The Philadelphia Navy Yard is a historic site in the bustling Pennsylvania city, but it is also home to a U.S. Department of Energy-designated innovation Hub for the design and development of energy efficient buildings.

The Navy Yard's new Network Operations Center (NOC) is part of the Energy Efficient Buildings Hub (EEB Hub), and a reporter from The Philadelphia Inquirer was recently taken on a tour of the site in order to see how "smart grid" technologies perform at the urban office and industrial park.

According to an article by Michael Armstrong, the room, which is located on the first floor of Building 101 at the site, looks like a classroom aside from the energy efficient LED lighting.

The building is responsible for running and monitoring the "energy ecosystem" of the Navy Yard, which manages its own unregulated power grid. William J. Agate Jr., vice president of management and development at the site, noted that the opening of the NOC represents an important step for creating a smarter grid for the site.

According to the article, Agate said that the center uses software developed by Viridity Energy to help optimize the energy consumption of the Navy Yard.

Armstrong noted that it is in companies like Viridity that he sees the progress that has been achieved by the EEB Hub, which after obtaining $130 million in federal funding in 2010, has been working to become an economic engine in the energy efficient buildings sector.

Growth is evident at the site, according to the article, and employment has risen by a significant amount at the Navy Yard in recent years due to the expansion of the project. Roughly 2,000 people were employed when the site was turned over the City of Philadelphia and currently more than 8,500 people work for 115 companies at the facility.

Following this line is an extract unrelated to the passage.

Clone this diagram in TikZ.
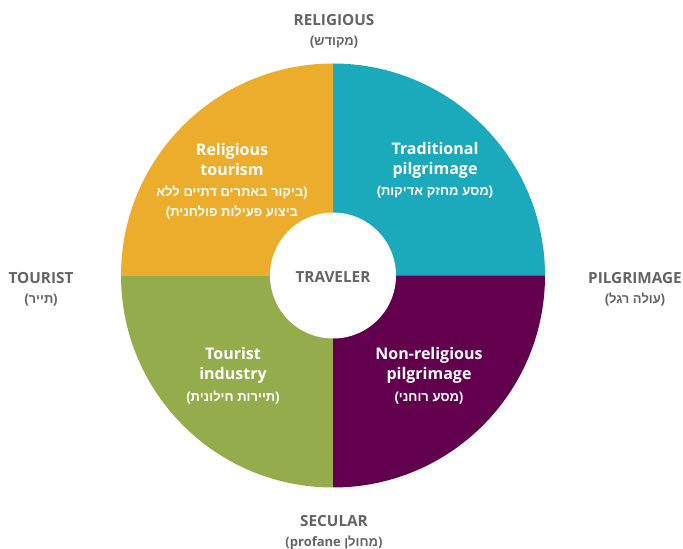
\documentclass[tikz,border=0pt]{standalone}
\usepackage{fontspec}
\setmainfont{Open Sans}
\newfontfamily\hebfont[Script=Hebrew]{Liberation Sans}
\TeXXeTstate=1
\usetikzlibrary{positioning}

\definecolor{relgold}{RGB}{236,173,45}
\definecolor{tradteal}{RGB}{27,170,188}
\definecolor{nonrelpurple}{RGB}{99,0,78}
\definecolor{tourgreen}{RGB}{148,172,76}
\definecolor{axisgrey}{RGB}{100,100,100}

\newcommand{\heb}[1]{{\hebfont\bfseries\fontsize{13}{18}\selectfont\beginR #1\endR}}

\begin{document}
\begin{tikzpicture}[x=1pt,y=1pt]
\tikzstyle{axislabel}=[align=center, text=axisgrey, font=\fontsize{15.3}{20}\selectfont\bfseries]

% Define the style for the labels inside the quarters
\tikzstyle{sectorlabel}=[align=center, text=white, font=\fontsize{16}{20}\selectfont\bfseries]

\useasboundingbox (0,0) rectangle (683,549);
\coordinate (centre) at (333,273.5);

% define the four quarters of the disc
\fill[tradteal] (centre) -- ++(0,212) arc[start angle=90, end angle=0, radius=212] -- cycle;
\fill[relgold] (centre) -- ++(0,212) arc[start angle=90, end angle=180, radius=212] -- cycle;
\fill[tourgreen] (centre) -- ++(-212,0) arc[start angle=180, end angle=270, radius=212] -- cycle;
\fill[nonrelpurple] (centre) -- ++(0,-212) arc[start angle=270, end angle=360, radius=212] -- cycle;

% define the nodes on the disc
\node (traveler) [circle, fill=white, minimum size=126pt, inner sep=0pt] at (centre) {};
\node [axislabel, yshift=-2pt] at (traveler) {TRAVELER};
\node (reltourism) [sectorlabel] at (232,367.5) {Religious\\tourism\\[1pt]\heb{(ביקור באתרים דתיים ללא}\\\heb{ביצוע פעילות פולחנית)}};
\node (tradpilgrim) [sectorlabel] at (435,378.5) {Traditional\\pilgrimage\\[1pt]\heb{(מסע מחזק אדיקות)}};
\node (tourindustry) [sectorlabel] at (233,173) {Tourist\\industry\\[2pt]\heb{(תיירות חילונית)}};
\node (nonrelpilgrim) [sectorlabel] at (429,173) {Non-religious\\pilgrimage\\[2pt]\heb{(מסע רוחני)}};

% define the nodes round the disc
\node (religious) [axislabel] at (334,518) {RELIGIOUS\\\heb{(מקודש)}};
\node (secular) [axislabel] at (334,16) {SECULAR\\{\fontsize{13}{18}\selectfont(profane {\hebfont מחולן})}};
\node (tourist) [axislabel] at (41,259.5) {TOURIST\\\heb{(תייר)}};
\node (pilgrimage) [axislabel] at (635,259.5) {PILGRIMAGE\\\heb{(עולה רגל)}};

\end{tikzpicture}
\end{document}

Building 101 represents the test bed for assessing technologies and tools in the energy efficient buildings sector for the EEB Hub. At this site, researchers look at data that is continuously stored and rely on this information for the assessment of the impact of building energy technologies and systems on energy use.

According to the EEB website, the detailed building performance database is being used to motivate the building industry in the Philadelphia region to adopt these technologies and systems as part of a standard practice.